Materials Research Express (Jan 2022)
Effects of magnesium on microstructure, properties and degradation behaviors of zinc-based alloys prepared by selective laser melting
Abstract
Selective laser melting (SLM) technology was employed to manufacture Zn-3%Mg alloy and the effects of the addition of Mg elements on the density, microstructure, mechanical property and corrosion behavior of Zn-based alloy additively manufactured parts was investigated. Experiment results demonstrate that the density of pure Zn-based additively manufactured parts under optimal parameters can be up to 96.7%. With the same parameters, Zn–3Mg alloy was prepared by SLM additive manufacturing technology to obtain additively manufactured parts of Zn–3Mg alloy with the density of 96.0%. Compared with pure Zn, the average grain size in horizontal sections of additively manufactured parts added with 3 wt% Mg reduces from about 21.1 μ m to about 2.1 μ m and columnar crystals in vertical sections are transformed into equiaxed crystals. The microhardness of Zn–3Mg alloy is 2.6 times higher than that of pure Zn and tensile strengths in both the horizontal and vertical directions of Zn–3Mg alloy are twice as high as that of pure Zn.

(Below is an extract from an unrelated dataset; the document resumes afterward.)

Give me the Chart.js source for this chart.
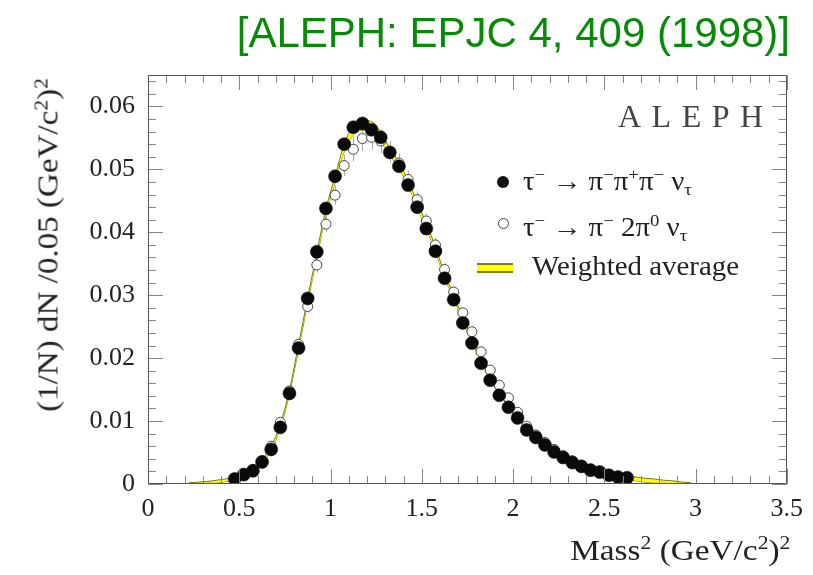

Moreover, the yield strength of Zn–3Mg alloy under compressive load is more than three times higher than that of pure Zn. After immersing pure Zn and Zn–3Mg alloy in simulated body field (SBF) for 7 days, their corrosion rates tend to be stable, i.e. about 0.13 and 0.09 mm·year ^−1 respectively, that is, the corrosion rate of Zn–3Mg alloy is about 70% that of pure Zn.